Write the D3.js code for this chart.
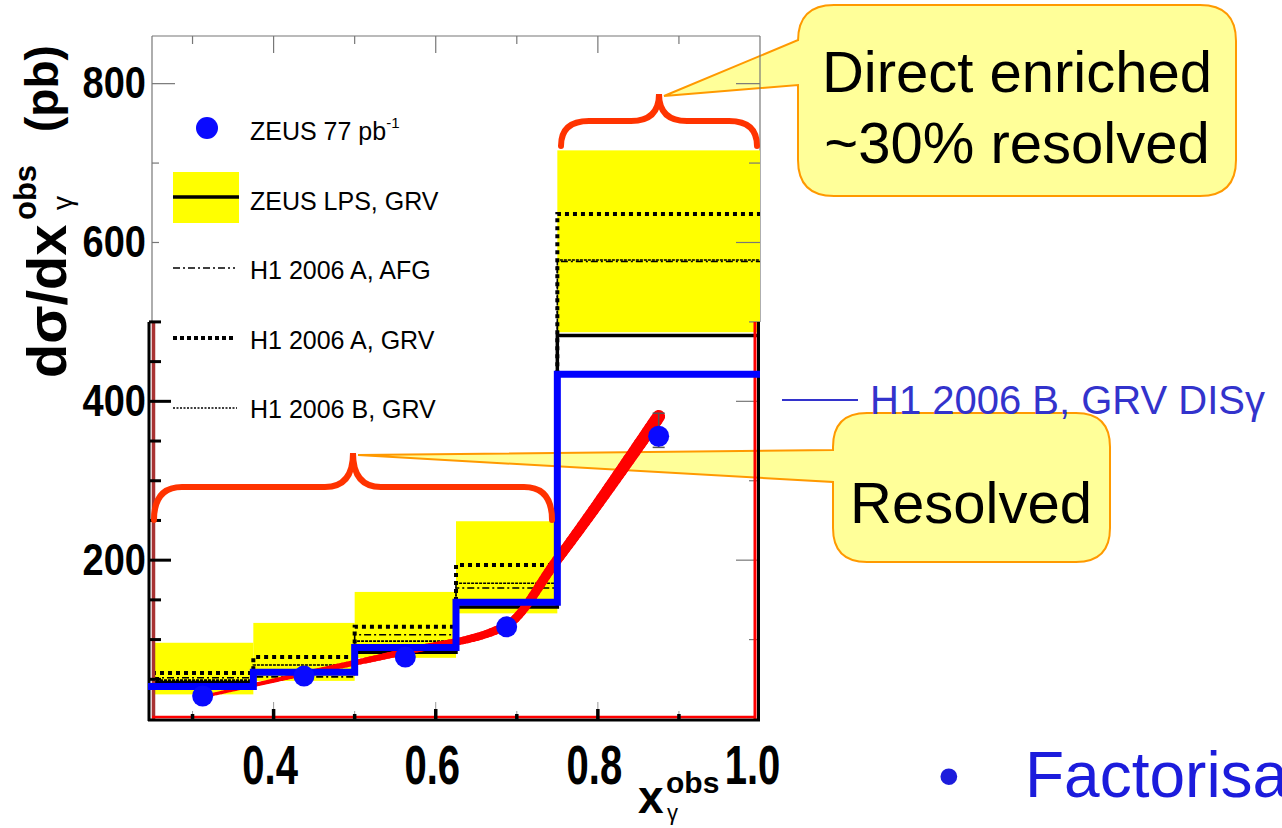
<!DOCTYPE html>
<html>
<head>
<meta charset="utf-8">
<script src="https://cdn.jsdelivr.net/npm/d3@7"></script>
<style>
  body { margin: 0; background: #fff; }
  svg { display: block; font-family: "Liberation Sans", Arial, sans-serif; }
</style>
</head>
<body>
<script>
// bins in x_gamma^obs
var binEdges = [0.25, 0.375, 0.5, 0.625, 0.75, 1.0];

// ZEUS 77 pb-1 data
var zeusX = [0.3125, 0.4375, 0.5625, 0.6875, 0.875];
var zeusY = [29, 54, 78, 116, 356];
var zeusErrUp = [4, 5, 6, 8, 29];
var zeusErrDown = [4, 5, 6, 8, 14];

// predictions per bin
var bandLow = [31, 48, 77, 133, 487];
var bandHigh = [96, 121, 160, 249, 716];
var lpsGrv = [46, 60, 84, 141, 483];
var h1aAfg = [52, 53, 106, 165, 576];
var h1aGrv = [58, 78, 116, 194, 636];
var h1bGrv = [49, 68, 98, 171, 578];
var h1bDis = [41, 59, 90, 147, 434];

// hand drawn red trend through the points
var redX = [0.3125, 0.4375, 0.5625, 0.6875, 0.748, 0.875];
var redY = [28, 57, 85, 118, 198, 381];

var xLabels = [0.4, 0.6, 0.8, 1.0];
var yLabels = [200, 400, 600, 800];
var legendNames = ["ZEUS 77 pb", "ZEUS LPS, GRV", "H1 2006 A, AFG", "H1 2006 A, GRV", "H1 2006 B, GRV"];

var W = 1282, H = 828;
var svg = d3.select("body").append("svg").attr("width", W).attr("height", H);

var x = d3.scaleLinear().domain([0.25, 1.0]).range([152, 760]);
var y = d3.scaleLinear().domain([0, 860]).range([719, 36]);

// ---------- callouts (under the plot) ----------
function callout(x0, y0, x1, y1, r, a0, a1, tip) {
    return "M" + (x0 + r) + "," + y0 + " H" + (x1 - r) + " Q" + x1 + "," + y0 + " " + x1 + "," + (y0 + r) +
        " V" + (y1 - r) + " Q" + x1 + "," + y1 + " " + (x1 - r) + "," + y1 +
        " H" + (x0 + r) + " Q" + x0 + "," + y1 + " " + x0 + "," + (y1 - r) +
        " V" + a1 + " L" + tip[0] + "," + tip[1] + " L" + x0 + "," + a0 +
        " V" + (y0 + r) + " Q" + x0 + "," + y0 + " " + (x0 + r) + "," + y0 + " Z";
}
svg.append("path")
    .attr("d", callout(798, 5, 1236, 196, 36, 40, 85, [664, 96]))
    .attr("fill", "#ffff99").attr("stroke", "#ff9900").attr("stroke-width", 2);
svg.append("path")
    .attr("d", callout(833, 413, 1110, 562, 34, 450, 482, [358, 455]))
    .attr("fill", "#ffff99").attr("stroke", "#ff9900").attr("stroke-width", 2);

svg.append("text").attr("x", 1017).attr("y", 92).attr("text-anchor", "middle")
    .style("font-size", "58px").text("Direct enriched");
svg.append("text").attr("x", 1017).attr("y", 163).attr("text-anchor", "middle")
    .style("font-size", "58px").text("~30% resolved");
svg.append("text").attr("x", 971).attr("y", 523).attr("text-anchor", "middle")
    .style("font-size", "58px").text("Resolved");

// ---------- frame (original plot, grey) ----------
var frame = svg.append("g").attr("stroke", "#777").attr("stroke-width", 1.2).attr("fill", "none");
frame.append("line").attr("x1", x(0.25)).attr("x2", x(1.0)).attr("y1", y(860)).attr("y2", y(860));
frame.append("line").attr("x1", x(0.25)).attr("x2", x(0.25)).attr("y1", y(860)).attr("y2", y(500));
frame.append("line").attr("x1", x(1.0)).attr("x2", x(1.0)).attr("y1", y(860)).attr("y2", y(500));

// yellow bands
svg.append("g").selectAll("rect").data(bandLow).join("rect")
    .attr("x", function (d, i) { return x(binEdges[i]) + (i === 0 ? 3 : 0); })
    .attr("width", function (d, i) { return x(binEdges[i + 1]) - x(binEdges[i]) - (i === 0 ? 3 : 0); })
    .attr("y", function (d, i) { return y(bandHigh[i]); })
    .attr("height", function (d, i) { return y(d) - y(bandHigh[i]); })
    .attr("fill", "#ffff00");

// grey ticks of the original frame
function ticks(vals, fn, color, width) {
    svg.append("g").selectAll("line").data(vals).join("line")
        .each(function (d) {
            var t = fn(d);
            d3.select(this).attr("x1", t[0]).attr("y1", t[1]).attr("x2", t[2]).attr("y2", t[3]);
        })
        .attr("stroke", color).attr("stroke-width", width);
}
ticks([100, 200, 300, 400, 500, 600, 700, 800], function (v) {
    var len = v % 200 === 0 ? 24 : 11;
    return [x(1.0), y(v), x(1.0) - len, y(v)];
}, "#777", 1.2);
ticks([600, 700, 800], function (v) {
    var len = v === 800 ? 23 : 7;
    return [x(0.25), y(v), x(0.25) + len, y(v)];
}, "#777", 1.2);
ticks([0.3, 0.4, 0.5, 0.6, 0.7, 0.8, 0.9], function (v) {
    var len = Math.round(v * 10) % 2 === 0 ? 17 : 8;
    return [x(v), y(860), x(v), y(860) + len];
}, "#777", 1.2);
ticks([0.3, 0.4, 0.5, 0.6, 0.7, 0.8, 0.9], function (v) {
    var len = Math.round(v * 10) % 2 === 0 ? 17 : 8;
    return [x(v), y(0), x(v), y(0) - len];
}, "#999", 1);

// step lines
function stepPath(vals) {
    var pts = [];
    vals.forEach(function (v, i) {
        pts.push([x(binEdges[i]), y(v)], [x(binEdges[i + 1]), y(v)]);
    });
    return d3.line()(pts);
}
svg.append("path").attr("d", stepPath(h1bGrv)).attr("fill", "none")
    .attr("stroke", "#000").attr("stroke-width", 1.6).attr("stroke-dasharray", "3,1");
svg.append("path").attr("d", stepPath(h1aAfg)).attr("fill", "none")
    .attr("stroke", "#000").attr("stroke-width", 1.6).attr("stroke-dasharray", "7,3,2,3");
svg.append("path").attr("d", stepPath(h1aGrv)).attr("fill", "none")
    .attr("stroke", "#000").attr("stroke-width", 4).attr("stroke-dasharray", "4,4");
svg.append("path").attr("d", stepPath(lpsGrv)).attr("fill", "none")
    .attr("stroke", "#000").attr("stroke-width", 3.5);

// red trend, getting thicker toward high x
var redLine = d3.line().curve(d3.curveMonotoneX)(redX.map(function (v, i) { return [x(v), y(redY[i])]; }));
var guide = svg.append("path").attr("d", redLine).attr("fill", "none").attr("stroke", "none");
var glen = guide.node().getTotalLength();
var segs = d3.range(0, 120);
svg.append("g").selectAll("line").data(segs).join("line")
    .each(function (k) {
        var p0 = guide.node().getPointAtLength(glen * k / segs.length);
        var p1 = guide.node().getPointAtLength(glen * (k + 1) / segs.length);
        d3.select(this).attr("x1", p0.x).attr("y1", p0.y).attr("x2", p1.x).attr("y2", p1.y)
            .attr("stroke-width", 3 + 10 * k / segs.length);
    })
    .attr("stroke", "#ff0000").attr("stroke-linecap", "round");

// red box of the slide
var box = svg.append("g").attr("fill", "none");
box.append("line").attr("x1", x(0.25) - 3).attr("x2", x(0.25) - 3).attr("y1", y(500)).attr("y2", y(0) + 2)
    .attr("stroke", "#000").attr("stroke-width", 3);
box.append("line").attr("x1", x(0.25) + 1.5).attr("x2", x(0.25) + 1.5).attr("y1", y(500)).attr("y2", y(0))
    .attr("stroke", "#a83232").attr("stroke-width", 3.5);
box.append("line").attr("x1", x(1.0) - 1.5).attr("x2", x(1.0) - 1.5).attr("y1", y(500)).attr("y2", y(0) + 2)
    .attr("stroke", "#000").attr("stroke-width", 3);
box.append("line").attr("x1", x(1.0) - 5).attr("x2", x(1.0) - 5).attr("y1", y(500)).attr("y2", y(0))
    .attr("stroke", "#ff0000").attr("stroke-width", 3);
box.append("line").attr("x1", x(0.25) - 4).attr("x2", x(1.0)).attr("y1", y(0) + 1).attr("y2", y(0) + 1)
    .attr("stroke", "#000").attr("stroke-width", 3);
box.append("line").attr("x1", x(0.25)).attr("x2", x(1.0) - 4).attr("y1", y(0) - 2).attr("y2", y(0) - 2)
    .attr("stroke", "#ff0000").attr("stroke-width", 2.5);

// black inner ticks
ticks(d3.range(50, 501, 50), function (v) {
    var len = v % 200 === 0 ? 22 : 12;
    return [x(0.25) - 3, y(v), x(0.25) - 3 + len, y(v)];
}, "#000", 3);
ticks([0.3, 0.4, 0.5, 0.6, 0.7, 0.8, 0.9], function (v) {
    var len = Math.round(v * 10) % 2 === 0 ? 10 : 5;
    return [x(v), y(0), x(v), y(0) - len];
}, "#000", 3.5);

// H1 2006 B, GRV DISgamma (blue)
svg.append("path").attr("d", stepPath(h1bDis).replace(/^M[\d.]+/, "M" + (x(0.25) - 4)))
    .attr("fill", "none").attr("stroke", "#0000ff").attr("stroke-width", 7);

// ZEUS points
var errX = x(zeusX[4]);
svg.append("line").attr("x1", errX).attr("x2", errX)
    .attr("y1", y(zeusY[4] + zeusErrUp[4])).attr("y2", y(zeusY[4] - zeusErrDown[4]))
    .attr("stroke", "#555").attr("stroke-width", 1.5);
[zeusY[4] + zeusErrUp[4], zeusY[4] - zeusErrDown[4]].forEach(function (v) {
    svg.append("line").attr("x1", errX - 6).attr("x2", errX + 6).attr("y1", y(v)).attr("y2", y(v))
        .attr("stroke", "#555").attr("stroke-width", 1.5);
});
svg.append("g").selectAll("circle").data(zeusY).join("circle")
    .attr("cx", function (d, i) { return x(zeusX[i]); })
    .attr("cy", function (d) { return y(d); })
    .attr("r", 10.5).attr("fill", "#0a0aff");

// braces
function brace(xa, xb, yEnd, yH, yTip) {
    var xm = (xa + xb) / 2, r = 28;
    return "M" + xa + "," + yEnd + " Q" + xa + "," + yH + " " + (xa + r) + "," + yH +
        " H" + (xm - r) + " Q" + xm + "," + yH + " " + xm + "," + yTip +
        " Q" + xm + "," + yH + " " + (xm + r) + "," + yH +
        " H" + (xb - r) + " Q" + xb + "," + yH + " " + xb + "," + yEnd;
}
svg.append("path").attr("d", brace(154, 552, 520, 487, 453))
    .attr("fill", "none").attr("stroke", "#ff3300").attr("stroke-width", 6).attr("stroke-linecap", "round");
svg.append("path").attr("d", brace(561, 757, 146, 121, 94))
    .attr("fill", "none").attr("stroke", "#ff3300").attr("stroke-width", 6).attr("stroke-linecap", "round");

// ---------- axis labels ----------
var yAxis = svg.append("g").attr("transform", "translate(" + x(0.25) + ",0)")
    .call(d3.axisLeft(y).tickValues(yLabels).tickSize(0).tickPadding(6));
yAxis.select(".domain").remove();
yAxis.selectAll("text").attr("transform", "scale(1,1.15)")
    .style("font-size", "38px").style("font-weight", "bold").style("font-family", "'Liberation Sans', Arial");

var xAxis = svg.append("g").attr("transform", "translate(0," + y(0) + ")")
    .call(d3.axisBottom(x).tickValues(xLabels).tickSize(0).tickPadding(18).tickFormat(d3.format(".1f")));
xAxis.select(".domain").remove();
xAxis.selectAll("text").attr("transform", "scale(1,1.4)")
    .attr("dx", function (d) { return d === 1.0 ? -8 : -4; })
    .style("font-size", "40px").style("font-weight", "bold").style("font-family", "'Liberation Sans', Arial");

// axis titles
svg.append("text").attr("transform", "translate(66,378) rotate(-90)")
    .style("font-size", "56px").style("font-weight", "bold").text("d\u03c3/dx");
svg.append("text").attr("transform", "translate(72,210) rotate(-90)")
    .style("font-size", "28px").text("\u03b3");
svg.append("text").attr("transform", "translate(36,220) rotate(-90)")
    .style("font-size", "31px").style("font-weight", "bold").text("obs");
svg.append("text").attr("transform", "translate(58,132) rotate(-90)")
    .style("font-size", "46px").style("font-weight", "bold").text("(pb)");

svg.append("text").attr("x", 638).attr("y", 813)
    .style("font-size", "46px").style("font-weight", "bold").text("x");
svg.append("text").attr("x", 666).attr("y", 793)
    .style("font-size", "30px").style("font-weight", "bold").text("obs");
svg.append("text").attr("x", 667).attr("y", 820)
    .style("font-size", "22px").text("\u03b3");

// ---------- legend ----------
var lg = svg.append("g").style("font-size", "25px");
lg.append("circle").attr("cx", 207).attr("cy", 128).attr("r", 11).attr("fill", "#0a0aff");
var t0 = lg.append("text").attr("x", 250).attr("y", 140).text(legendNames[0]);
t0.append("tspan").attr("dy", -12).style("font-size", "15px").text("-1");
lg.append("rect").attr("x", 173).attr("y", 172).attr("width", 66).attr("height", 51).attr("fill", "#ffff00");
lg.append("line").attr("x1", 173).attr("x2", 239).attr("y1", 197).attr("y2", 197)
    .attr("stroke", "#000").attr("stroke-width", 3.5);
lg.append("text").attr("x", 250).attr("y", 210).text(legendNames[1]);
lg.append("line").attr("x1", 173).attr("x2", 235).attr("y1", 268).attr("y2", 268)
    .attr("stroke", "#000").attr("stroke-width", 1.3).attr("stroke-dasharray", "7,3,2,3");
lg.append("text").attr("x", 250).attr("y", 279).text(legendNames[2]);
lg.append("line").attr("x1", 173).attr("x2", 236).attr("y1", 338).attr("y2", 338)
    .attr("stroke", "#000").attr("stroke-width", 4).attr("stroke-dasharray", "4,3");
lg.append("text").attr("x", 250).attr("y", 349).text(legendNames[3]);
lg.append("line").attr("x1", 173).attr("x2", 237).attr("y1", 408).attr("y2", 408)
    .attr("stroke", "#000").attr("stroke-width", 1.3).attr("stroke-dasharray", "2,1.5");
lg.append("text").attr("x", 250).attr("y", 418).text(legendNames[4]);

// slide legend for the blue line
svg.append("line").attr("x1", 782).attr("x2", 858).attr("y1", 400).attr("y2", 400)
    .attr("stroke", "#3333cc").attr("stroke-width", 2);
svg.append("text").attr("x", 870).attr("y", 414).attr("fill", "#3333cc")
    .style("font-size", "40px").text("H1 2006 B, GRV DIS\u03b3");

// bullet at the bottom right of the slide
svg.append("text").attr("x", 938).attr("y", 797).attr("fill", "#1c1cdc")
    .style("font-size", "62px").text("\u2022");
svg.append("text").attr("x", 1025).attr("y", 797).attr("fill", "#1c1cdc")
    .style("font-size", "64px").text("Factorisa");
</script>
</body>
</html>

_____

→ GOAL
Starting at the top of the listing above, please restate word for word each line up to and including the one that holds "var binEdges = [0.25, 0.375, 0.5, 0.625, 0.75, 1.0];", omitting every image.

→ TASK RESPONSE
Write the D3.js code for this chart.
<!DOCTYPE html>
<html>
<head>
<meta charset="utf-8">
<script src="https://cdn.jsdelivr.net/npm/d3@7"></script>
<style>
  body { margin: 0; background: #fff; }
  svg { display: block; font-family: "Liberation Sans", Arial, sans-serif; }
</style>
</head>
<body>
<script>
// bins in x_gamma^obs
var binEdges = [0.25, 0.375, 0.5, 0.625, 0.75, 1.0];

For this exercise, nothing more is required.